第7回いのちのセミナー その②
第7回目のいのちのセミナーの続きとなります。
講師は、福井県霊泉寺の住職であり、青森県恐山菩提寺の院代を務める、南 直哉氏です。
前回、何故生きているのか?それな解がなんとか分かるようになる救いがあると書きました。
それは、出てきた瞬間に、よくぞ出て来てくれましたと受け止めてくれる手があるということ。そしてそれが親の役目であること。
親のその言葉、愛情によって、自分の命や生きていくことの価値をちゃんと実感できていくのです。
しかし、この価値を見いだせず、与えられなかった人は少なくないといいます。
その中の一人、75歳の女性の話がありました。
この方は生涯独身であったので、お金には多少の余裕もあったことから、高級老人ホームに入居していました。
しかし、なかなか周囲の人間と馴染めず、違う老人ホームに移ったそうです。
移ったホームでも同じように仲間外れにされてしまい、悩みを聞いてほしいと、住職の南さんを尋ねて来られたというのです。
住職には、『また違う老人ホームに移ったほうがいいですか?』と、そんな風に聞かれたそうです。
その前にあなたのことを聞かせてほしいと、様々な話を聞き、この方がなぜ仲間外れにされるのか分かりました。
それは、親から受け止められてこなかったという事でした。
遡ること昭和20年半ば、戦後の貧しい暮らしの中で、この方はまだ『つ』のつく歳に、兄弟3人の面倒をみていたといいます。
親は離婚し、母が育てていました。困窮する経済状況から、母親は水商売で生計を立て、毎晩遅くに酔っぱらいながら帰宅してたといいます。
殆ど毎日、酔っぱらって帰宅した母親に、お水を入れてあげていたそうです。
ある日、母親がいつものように泥酔しながら帰宅し、テーブルに座るなり顔を埋めていました。

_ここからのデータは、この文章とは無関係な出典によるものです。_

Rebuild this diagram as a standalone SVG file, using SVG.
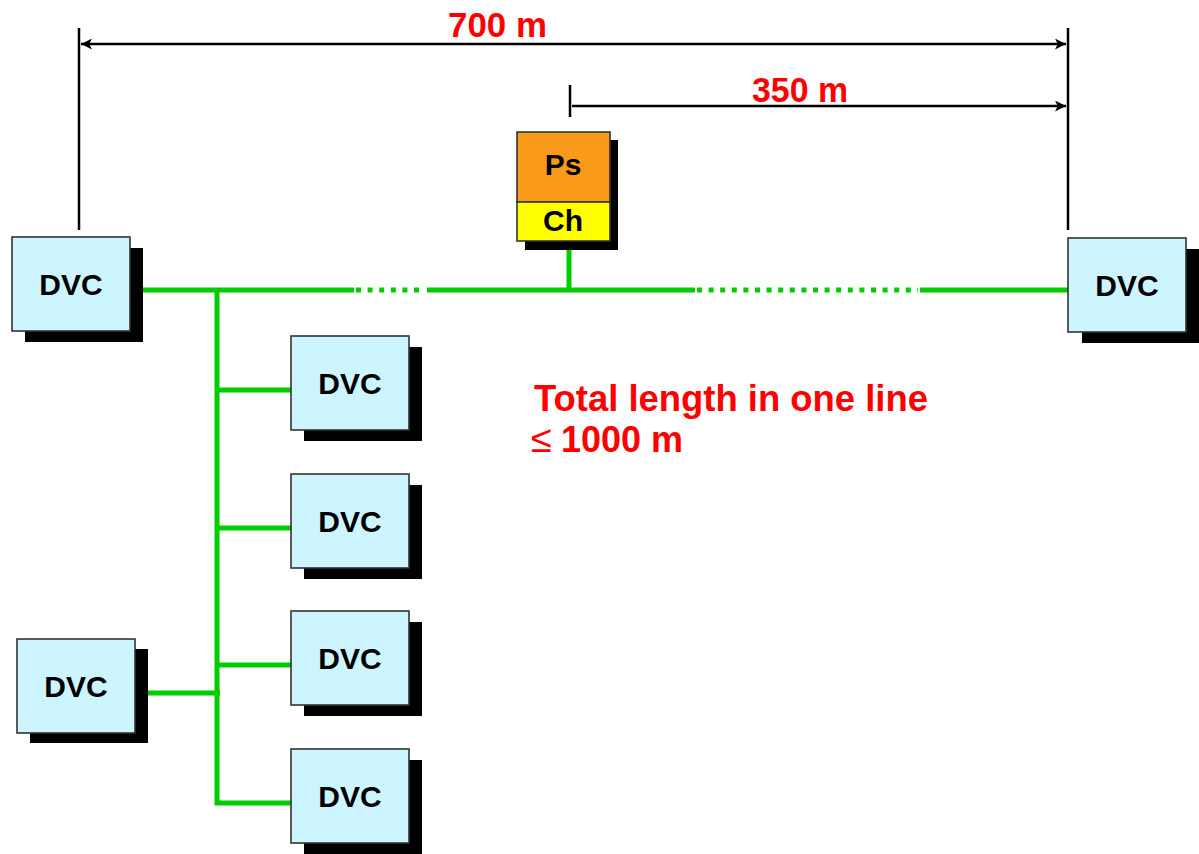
<svg xmlns="http://www.w3.org/2000/svg" width="1199" height="854" viewBox="0 0 1199 854">
<defs>
<style>
.box{fill:#CCF5FF;stroke:#333;stroke-width:1.6}
.sh{fill:#000}
.lbl{font-family:"Liberation Sans",Arial,sans-serif;font-weight:bold;font-size:30px;fill:#000;text-anchor:middle}
.red{font-family:"Liberation Sans",Arial,sans-serif;font-weight:bold;fill:#FF0000}
.dim{stroke:#000;stroke-width:2.5;fill:none}
.g{stroke:#00CC00;stroke-width:5;fill:none}
.gd{stroke:#00CC00;stroke-width:5;fill:none;stroke-dasharray:5 6.6}
</style>
<marker id="arr" viewBox="0 0 10 10" refX="10" refY="5" markerWidth="5" markerHeight="4.4" orient="auto-start-reverse" markerUnits="strokeWidth">
<path d="M0,0 L10,5 L0,10 L2.5,5 Z" fill="#000"/>
</marker>
</defs>
<rect width="1199" height="854" fill="#fff"/>

<g id="connectors">
<line class="dim" x1="79" y1="28" x2="79" y2="230"/>
<line class="dim" x1="1068" y1="28" x2="1068" y2="230"/>
<line class="dim" x1="570" y1="85" x2="570" y2="117"/>
<line class="dim" x1="81" y1="44" x2="1066" y2="44" marker-start="url(#arr)" marker-end="url(#arr)"/>
<line class="dim" x1="572" y1="106" x2="1066" y2="106" marker-end="url(#arr)"/>

<line class="g" x1="143" y1="290" x2="354" y2="290"/>
<line class="gd" x1="356" y1="290" x2="425" y2="290"/>
<line class="g" x1="427" y1="290" x2="695" y2="290"/>
<line class="gd" x1="697" y1="290" x2="918" y2="290"/>
<line class="g" x1="920" y1="290" x2="1068" y2="290"/>
<line class="g" x1="569" y1="250" x2="569" y2="290"/>
<polyline class="g" points="217,290 217,803 291,803"/>
<line class="g" x1="217" y1="390" x2="291" y2="390"/>
<line class="g" x1="217" y1="528" x2="291" y2="528"/>
<line class="g" x1="217" y1="665" x2="291" y2="665"/>
<line class="g" x1="146" y1="693" x2="220" y2="693"/>
</g>

<g id="dim-labels">
<text class="red" x="448" y="37" font-size="35" textLength="99" lengthAdjust="spacingAndGlyphs">700 m</text>
<text class="red" x="752" y="102" font-size="35" textLength="96" lengthAdjust="spacingAndGlyphs">350 m</text>
</g>

<g id="psch">
<rect class="sh" x="525" y="140" width="93" height="110"/>
<rect x="517" y="132" width="93" height="70" fill="#FA9A1A" stroke="#333" stroke-width="1.6"/>
<rect x="517" y="202" width="93" height="39" fill="#FFFF00" stroke="#333" stroke-width="1.6"/>
<text class="lbl" x="563" y="175" font-size="28">Ps</text>
<text class="lbl" x="563" y="231" font-size="28">Ch</text>
</g>

<g id="dvc-left">
<rect class="sh" x="25" y="248" width="118" height="94"/>
<rect class="box" x="12" y="237" width="118" height="94"/>
<text class="lbl" x="71" y="295">DVC</text>
</g>

<g id="dvc-right">
<rect class="sh" x="1082" y="249" width="118" height="94"/>
<rect class="box" x="1068" y="238" width="118" height="94"/>
<text class="lbl" x="1127" y="296">DVC</text>
</g>

<g id="dvc-b1">
<rect class="sh" x="304" y="347" width="118" height="94"/>
<rect class="box" x="291" y="336" width="118" height="94"/>
<text class="lbl" x="350" y="394">DVC</text>
</g>

<g id="dvc-b2">
<rect class="sh" x="304" y="485" width="118" height="94"/>
<rect class="box" x="291" y="474" width="118" height="94"/>
<text class="lbl" x="350" y="532">DVC</text>
</g>

<g id="dvc-b3">
<rect class="sh" x="304" y="622" width="118" height="94"/>
<rect class="box" x="291" y="611" width="118" height="94"/>
<text class="lbl" x="350" y="669">DVC</text>
</g>

<g id="dvc-b4">
<rect class="sh" x="304" y="760" width="118" height="94"/>
<rect class="box" x="291" y="749" width="118" height="94"/>
<text class="lbl" x="350" y="807">DVC</text>
</g>

<g id="dvc-bottom-left">
<rect class="sh" x="30" y="649" width="118" height="94"/>
<rect class="box" x="17" y="639" width="118" height="94"/>
<text class="lbl" x="76" y="697">DVC</text>
</g>

<g id="note">
<text class="red" x="534" y="411" font-size="36" textLength="394" lengthAdjust="spacingAndGlyphs">Total length in one line</text>
<text class="red" y="452" font-size="36"><tspan x="531" font-weight="normal" font-size="38">≤</tspan><tspan x="561">1000 m</tspan></text>
</g>
</svg>
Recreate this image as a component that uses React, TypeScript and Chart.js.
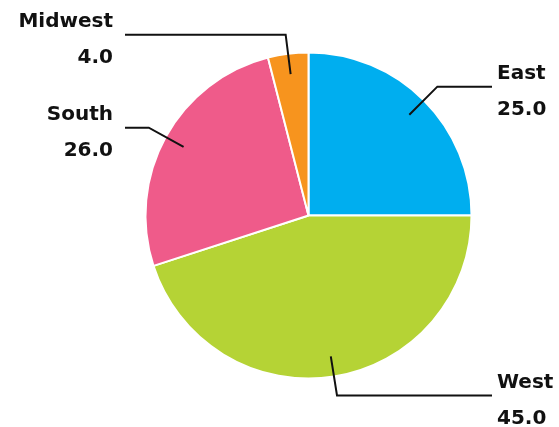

いつものように、お水を差し出した時です。母親はこのような言葉を発したのです。
『あんた達さえいなければ・・・』
もちろん、他の兄弟は寝ています。
母親も、次の日にはけろっとしていて、そんな言葉を発したことも知りません。その言葉を知っているのは、この世でたった一人、この方だったのです。
『あんた達さえいなければ・・・』
その続きに、何を言おうとしたかはわかりません。ですが、実の母親から出た信じがたいその言葉をずっと受け止めて来られたのです。
いちばん信用できる人が信じられない人生。
いちばん愛情をもらえる人からもらえなかった愛情。
この事が大きなトラウマになり、人を信じることが出来ない人生を生きてこられたのです。
だから、老人ホームでも人との関わりかたが素っ気なかったので、周囲から無視されていったそうです。
住職はこう答えたそうです。
『あなた、もう30年も生きようも思わんでしょ?だったら、あなたが今からするべき事は、老人ホームを移ることじゃない。母親を許してあげることですよ。』と。
誰かを許すということは、実は自分を許すということです。
誰かを許す、その自分を許すということなんです。
人を許せないのは、その人を許す自分が許せないからです。
その住職の言葉はとても胸を打つものがありました。
それから、その方はどうなったかは知らないといいます。しかし、なにか残りの人生に変化があれば佳いなと願います。
私はこのセミナーを通じて、命の価値、存在している価値を、親から日々、子供たちに伝えてあげることの大事さを学びました。
そして人を許すは、自分を許すこと。
肝に命じて、思い通りにはいかない人生も、たまに棚ぼたのある人生も、味わっていこうと思うのです。